Il nostro Giordani
Quella di Igino Giordani è una personalità complessa e dall’impegno vasto e multiforme. Tutti lo conosciamo come uno dei più illustri scrittori italiani e figura fra le più rilevanti del moderno pensiero cristiano a livello internazionale, apologista, patrologo di grande valore, agiografo, ecumenista, saggista di forte personalità. Egli è stato, accanto a Sturzo, uno degli iniziatori di quell’impegno dei cattolici nel politico che diede vita al Partito Popolare, subito dopo la prima guerra mondiale. Era un’esperienza nuova per i cattolici italiani dopo il tempo del ‘non expedit’; ed egli vi si immerse con grande coraggio e con la chiarezza del “sì sì, no no” evangelico.
Di fronte a questa ampiezza e ricchezza d’interessi viene spontanea una domanda: quali ne sono state le radici profonde? Che cosa lo ha spinto a immettere nelle realtà sociali, politiche, culturali, di famiglia, quell’afflato spirituale e universale, che lo rendeva autentico e che traspariva dai suoi atti, e nei rapporti aperti e schietti con amici e avversari?
Lo spiega lui stesso nel libro La divina avventura, e la sua spiegazione ci solleva di colpo al livello in cui egli si muoveva: «Il fratello ci è dato per questo: per permetterci di amare in lui Dio; di assolvere la funzione per la quale fummo chiamati alla vita: a realizzare il piano di Dio che è espandere l’amore, che equivale all’espansione del regno di Dio: Dio che si espande nell’umanità… Ed ecco la socialità, che non è né contratto né istituto, ma espansione della natura umana creata da Dio e redenta dal Verbo; integrazione dell’individuo, a cui permette di vivere la piena vita, che sta nell’amore. Non sorge quindi conflitto fra i due termini, uomo e società: dall’uno all’altro è una espansione; dall’uomo si va a Dio per tramite del fratello: e la società è un veicolo di divinità».

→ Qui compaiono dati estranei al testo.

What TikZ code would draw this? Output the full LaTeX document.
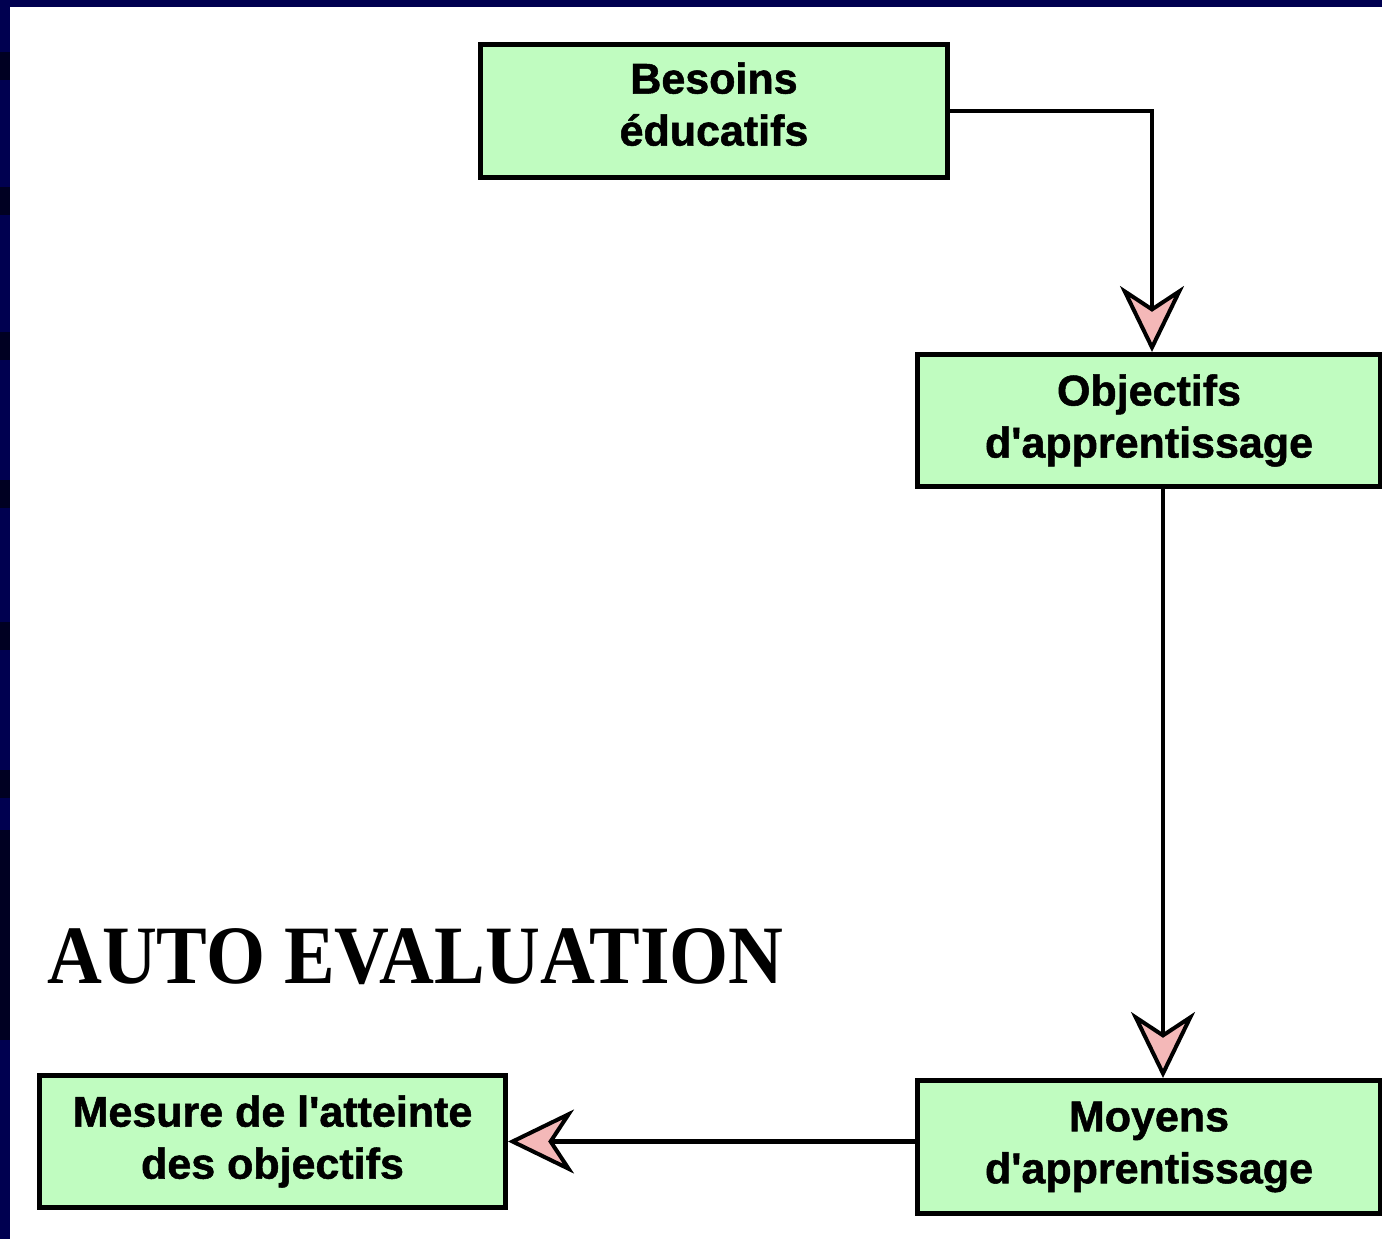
\documentclass[tikz,border=0pt]{standalone}
\usepackage{fontspec}
\usepackage{tikz}
\usepackage{xcolor}
\usetikzlibrary{arrows.meta, positioning, calc}
\newfontfamily\boxfont{Liberation Sans}[BoldFeatures={FakeBold=1.2}]
\newfontfamily\titlefont{Liberation Serif}
\definecolor{boxgreen}{HTML}{C0FCC0}
\definecolor{arrowpink}{HTML}{F4B8B8}
\definecolor{framenavy}{HTML}{000050}
\definecolor{darknavy}{HTML}{000022}

\begin{document}
\begin{tikzpicture}[x=1pt, y=-1pt,
            stepbox/.style={rectangle, draw=black, line width=5pt, fill=boxgreen, align=center,
                minimum height=133pt, inner sep=0pt,
                font=\boxfont\bfseries\fontsize{43}{52}\selectfont},
            flow/.style={line width=4.5pt, -{Stealth[length=66pt, width=64pt, inset=21pt, line width=4pt, fill=arrowpink]}}
        ]
            \useasboundingbox (0,0) rectangle (1382,1239);

% Page frame
            \fill[white] (0,0) rectangle (1382,1239);
            \fill[framenavy] (0,0) rectangle (1382,7);
            \fill[framenavy] (0,0) rectangle (10,1239);
            \foreach \y in {52,187,332,480,622,770} {
                \fill[darknavy] (0,\y) rectangle (10,\y+28);
            }
            \fill[darknavy] (0,830) rectangle (10,1040);

% Steps
            \node[stepbox, minimum width=467pt, text depth=14pt] (besoins) at (714,111) {Besoins\\éducatifs};
            \node[stepbox, minimum width=463pt, minimum height=132pt] (objectifs) at (1149,420.5) {Objectifs\\d'apprentissage};
            \node[stepbox, minimum width=463pt] (moyens) at (1149,1147) {Moyens\\d'apprentissage};
            \node[stepbox, minimum width=466pt, minimum height=132pt] (mesure) at (272.5,1141.5) {Mesure de l'atteinte\\des objectifs};

% Title
            \node[anchor=base west, inner sep=0pt, xscale=0.915, font=\titlefont\bfseries\fontsize{83}{90}\selectfont] (autoeval) at (47,983) {AUTO EVALUATION};

% Arrows
            \draw[flow] (besoins.east) -| ([xshift=3pt]objectifs.north);
            \draw[flow] ([xshift=14pt]objectifs.south) -- ([xshift=14pt]moyens.north);
            \draw[flow] (moyens.west |- mesure.east) -- (mesure.east);

        \end{tikzpicture}
\end{document}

Questa sua capacità di intendere e vivere la dimensione divina che è nelle cose e nei rapporti, gli veniva da una fede forte e da una umiltà vera: l’umiltà dei ‘piccoli’ di cui parla il Vangelo e nella quale seppe crescere durante tutta la sua vita: il corredo culturale non lo inorgoglì, ma rese la sua capacità di ascolto più ricca, facendogli ancor più cogliere i valori spirituali ovunque fossero genuini.